» Exercise requirements
Set aside the pictures and output only the lines from the one containing "Recreate this image" up to and including the one containing "import * as".

» Extracted material

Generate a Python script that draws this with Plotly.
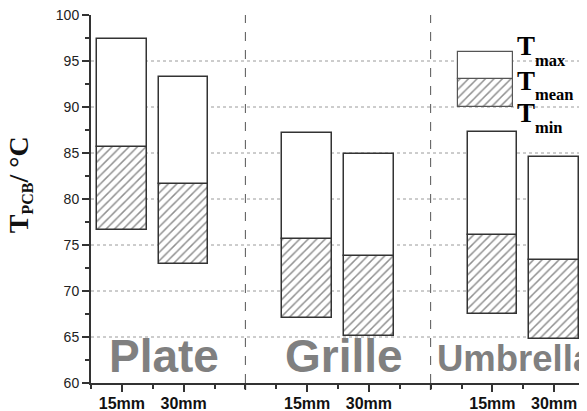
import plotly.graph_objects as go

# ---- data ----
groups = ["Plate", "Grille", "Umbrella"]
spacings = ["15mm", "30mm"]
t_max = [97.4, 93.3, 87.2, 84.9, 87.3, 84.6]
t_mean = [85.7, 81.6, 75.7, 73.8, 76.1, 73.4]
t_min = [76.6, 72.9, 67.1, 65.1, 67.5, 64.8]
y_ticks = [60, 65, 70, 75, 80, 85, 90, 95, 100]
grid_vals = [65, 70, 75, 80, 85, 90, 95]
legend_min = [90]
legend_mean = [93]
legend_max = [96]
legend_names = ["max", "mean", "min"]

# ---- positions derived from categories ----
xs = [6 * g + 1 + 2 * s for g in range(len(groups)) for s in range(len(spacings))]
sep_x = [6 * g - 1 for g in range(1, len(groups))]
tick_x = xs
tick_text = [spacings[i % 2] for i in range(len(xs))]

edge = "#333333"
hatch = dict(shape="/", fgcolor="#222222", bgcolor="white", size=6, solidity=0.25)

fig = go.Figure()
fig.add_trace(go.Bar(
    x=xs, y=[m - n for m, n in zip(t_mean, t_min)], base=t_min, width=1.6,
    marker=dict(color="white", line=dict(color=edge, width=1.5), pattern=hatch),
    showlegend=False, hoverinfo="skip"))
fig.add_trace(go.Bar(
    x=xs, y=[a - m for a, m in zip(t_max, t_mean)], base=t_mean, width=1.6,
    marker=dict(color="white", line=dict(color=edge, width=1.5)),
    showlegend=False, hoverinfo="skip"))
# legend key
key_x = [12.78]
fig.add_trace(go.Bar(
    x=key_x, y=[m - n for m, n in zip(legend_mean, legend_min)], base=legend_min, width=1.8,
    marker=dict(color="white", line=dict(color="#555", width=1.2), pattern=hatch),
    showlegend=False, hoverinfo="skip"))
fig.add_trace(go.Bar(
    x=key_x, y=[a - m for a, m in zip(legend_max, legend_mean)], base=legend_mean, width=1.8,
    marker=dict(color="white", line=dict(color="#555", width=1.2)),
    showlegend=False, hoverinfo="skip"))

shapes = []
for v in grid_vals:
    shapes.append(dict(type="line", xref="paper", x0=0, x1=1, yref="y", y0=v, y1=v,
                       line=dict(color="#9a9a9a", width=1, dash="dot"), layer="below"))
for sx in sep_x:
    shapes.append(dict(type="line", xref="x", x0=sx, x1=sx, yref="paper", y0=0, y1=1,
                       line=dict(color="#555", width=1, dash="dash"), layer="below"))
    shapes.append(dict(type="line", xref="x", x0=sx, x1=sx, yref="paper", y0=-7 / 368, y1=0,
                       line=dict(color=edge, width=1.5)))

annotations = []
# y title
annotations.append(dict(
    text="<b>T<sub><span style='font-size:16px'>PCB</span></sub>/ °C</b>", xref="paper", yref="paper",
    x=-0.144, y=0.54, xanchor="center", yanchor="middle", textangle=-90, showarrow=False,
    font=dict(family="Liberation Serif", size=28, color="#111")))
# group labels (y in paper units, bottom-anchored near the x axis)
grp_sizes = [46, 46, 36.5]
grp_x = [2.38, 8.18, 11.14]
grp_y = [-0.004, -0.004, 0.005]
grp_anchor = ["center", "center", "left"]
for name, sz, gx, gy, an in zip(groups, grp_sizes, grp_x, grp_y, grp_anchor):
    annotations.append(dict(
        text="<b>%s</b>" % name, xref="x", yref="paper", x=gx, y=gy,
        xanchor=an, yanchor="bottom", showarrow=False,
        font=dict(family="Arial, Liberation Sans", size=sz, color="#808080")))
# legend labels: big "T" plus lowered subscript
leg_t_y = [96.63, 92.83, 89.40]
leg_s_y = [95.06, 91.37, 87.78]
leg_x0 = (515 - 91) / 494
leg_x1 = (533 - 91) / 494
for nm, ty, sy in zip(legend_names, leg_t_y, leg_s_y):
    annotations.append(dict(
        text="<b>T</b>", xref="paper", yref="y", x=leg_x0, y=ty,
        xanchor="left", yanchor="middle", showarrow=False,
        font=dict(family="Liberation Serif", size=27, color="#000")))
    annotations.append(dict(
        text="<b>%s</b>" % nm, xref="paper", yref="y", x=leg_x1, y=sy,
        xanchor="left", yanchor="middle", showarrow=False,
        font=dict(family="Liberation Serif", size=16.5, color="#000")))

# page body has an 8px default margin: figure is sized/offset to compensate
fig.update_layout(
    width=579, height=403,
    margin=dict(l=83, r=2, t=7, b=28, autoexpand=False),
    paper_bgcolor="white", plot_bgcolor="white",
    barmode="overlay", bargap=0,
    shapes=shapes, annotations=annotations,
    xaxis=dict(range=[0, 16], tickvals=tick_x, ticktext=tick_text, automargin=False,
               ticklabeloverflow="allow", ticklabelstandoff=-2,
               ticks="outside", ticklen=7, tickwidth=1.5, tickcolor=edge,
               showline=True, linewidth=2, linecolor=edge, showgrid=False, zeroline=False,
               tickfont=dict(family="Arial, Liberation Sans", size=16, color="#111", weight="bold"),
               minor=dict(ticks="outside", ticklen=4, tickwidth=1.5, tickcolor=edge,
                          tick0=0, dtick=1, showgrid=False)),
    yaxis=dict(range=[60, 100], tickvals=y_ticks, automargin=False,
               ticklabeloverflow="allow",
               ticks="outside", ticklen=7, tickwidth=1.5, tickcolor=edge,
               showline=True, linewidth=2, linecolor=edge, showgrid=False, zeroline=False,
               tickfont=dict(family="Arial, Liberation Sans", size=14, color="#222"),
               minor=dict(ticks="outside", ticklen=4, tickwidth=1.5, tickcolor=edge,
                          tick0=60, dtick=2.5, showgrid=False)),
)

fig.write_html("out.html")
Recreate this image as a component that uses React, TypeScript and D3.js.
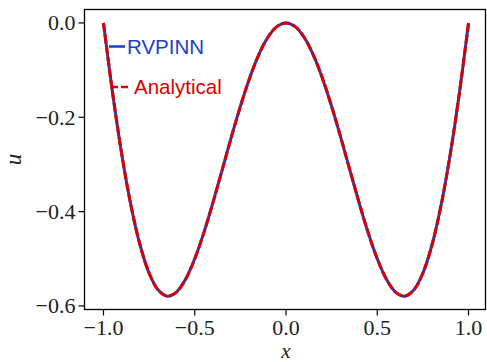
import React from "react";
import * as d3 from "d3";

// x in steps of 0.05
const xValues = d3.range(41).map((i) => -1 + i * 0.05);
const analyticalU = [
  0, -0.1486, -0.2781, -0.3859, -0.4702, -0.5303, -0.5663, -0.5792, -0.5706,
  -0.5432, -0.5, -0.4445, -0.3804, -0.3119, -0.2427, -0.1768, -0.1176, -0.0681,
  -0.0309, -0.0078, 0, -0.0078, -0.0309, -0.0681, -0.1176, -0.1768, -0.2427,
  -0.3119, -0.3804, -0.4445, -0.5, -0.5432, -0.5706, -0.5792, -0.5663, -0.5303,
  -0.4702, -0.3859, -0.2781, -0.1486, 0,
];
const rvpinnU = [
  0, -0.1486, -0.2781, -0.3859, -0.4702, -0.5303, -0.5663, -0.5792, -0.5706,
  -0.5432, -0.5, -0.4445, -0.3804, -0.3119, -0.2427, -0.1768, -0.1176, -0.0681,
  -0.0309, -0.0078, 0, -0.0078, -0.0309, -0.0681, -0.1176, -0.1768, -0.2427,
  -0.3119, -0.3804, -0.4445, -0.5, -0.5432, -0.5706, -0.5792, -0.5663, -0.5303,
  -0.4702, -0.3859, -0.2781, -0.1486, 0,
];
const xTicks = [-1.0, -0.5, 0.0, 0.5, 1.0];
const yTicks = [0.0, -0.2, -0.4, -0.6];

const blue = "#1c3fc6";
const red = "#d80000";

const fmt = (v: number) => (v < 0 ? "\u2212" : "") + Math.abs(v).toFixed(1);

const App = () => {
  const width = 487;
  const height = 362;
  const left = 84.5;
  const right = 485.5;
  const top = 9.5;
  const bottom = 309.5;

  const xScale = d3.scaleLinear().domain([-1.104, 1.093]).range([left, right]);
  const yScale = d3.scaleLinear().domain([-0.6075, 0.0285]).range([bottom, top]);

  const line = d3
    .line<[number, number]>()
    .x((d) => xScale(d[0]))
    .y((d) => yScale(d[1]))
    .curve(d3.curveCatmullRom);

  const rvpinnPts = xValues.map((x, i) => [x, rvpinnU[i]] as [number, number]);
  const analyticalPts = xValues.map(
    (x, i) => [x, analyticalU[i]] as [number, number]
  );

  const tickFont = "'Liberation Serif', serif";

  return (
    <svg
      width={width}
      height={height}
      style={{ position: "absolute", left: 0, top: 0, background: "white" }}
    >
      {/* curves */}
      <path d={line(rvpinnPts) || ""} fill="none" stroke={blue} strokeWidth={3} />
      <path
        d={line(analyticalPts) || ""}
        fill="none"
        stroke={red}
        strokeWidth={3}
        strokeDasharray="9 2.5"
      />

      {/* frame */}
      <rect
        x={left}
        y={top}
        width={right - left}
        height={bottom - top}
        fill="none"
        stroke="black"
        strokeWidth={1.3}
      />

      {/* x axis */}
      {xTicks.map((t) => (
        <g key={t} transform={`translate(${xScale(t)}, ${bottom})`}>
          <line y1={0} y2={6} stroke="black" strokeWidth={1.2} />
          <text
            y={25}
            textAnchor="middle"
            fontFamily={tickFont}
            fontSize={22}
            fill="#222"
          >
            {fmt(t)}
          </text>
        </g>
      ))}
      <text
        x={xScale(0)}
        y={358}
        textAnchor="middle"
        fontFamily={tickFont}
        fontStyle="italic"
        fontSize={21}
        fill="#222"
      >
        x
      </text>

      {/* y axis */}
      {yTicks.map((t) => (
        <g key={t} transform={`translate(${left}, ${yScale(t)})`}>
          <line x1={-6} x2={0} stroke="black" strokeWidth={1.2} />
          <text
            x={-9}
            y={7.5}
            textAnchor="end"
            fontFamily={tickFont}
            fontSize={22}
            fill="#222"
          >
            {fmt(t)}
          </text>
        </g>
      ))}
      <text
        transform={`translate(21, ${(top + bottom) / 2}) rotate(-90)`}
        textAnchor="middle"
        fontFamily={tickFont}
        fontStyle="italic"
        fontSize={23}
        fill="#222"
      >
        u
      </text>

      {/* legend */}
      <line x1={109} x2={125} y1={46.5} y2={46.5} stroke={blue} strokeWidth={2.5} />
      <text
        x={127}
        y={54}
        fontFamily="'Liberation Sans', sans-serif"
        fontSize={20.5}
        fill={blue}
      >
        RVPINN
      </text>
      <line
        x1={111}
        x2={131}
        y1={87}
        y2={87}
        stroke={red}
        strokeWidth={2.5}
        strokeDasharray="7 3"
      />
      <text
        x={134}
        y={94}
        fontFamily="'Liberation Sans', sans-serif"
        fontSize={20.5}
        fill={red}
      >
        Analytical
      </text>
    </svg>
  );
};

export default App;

» The solution
Recreate this image as a component that uses React, TypeScript and D3.js.
import React from "react";
import * as d3 from "d3";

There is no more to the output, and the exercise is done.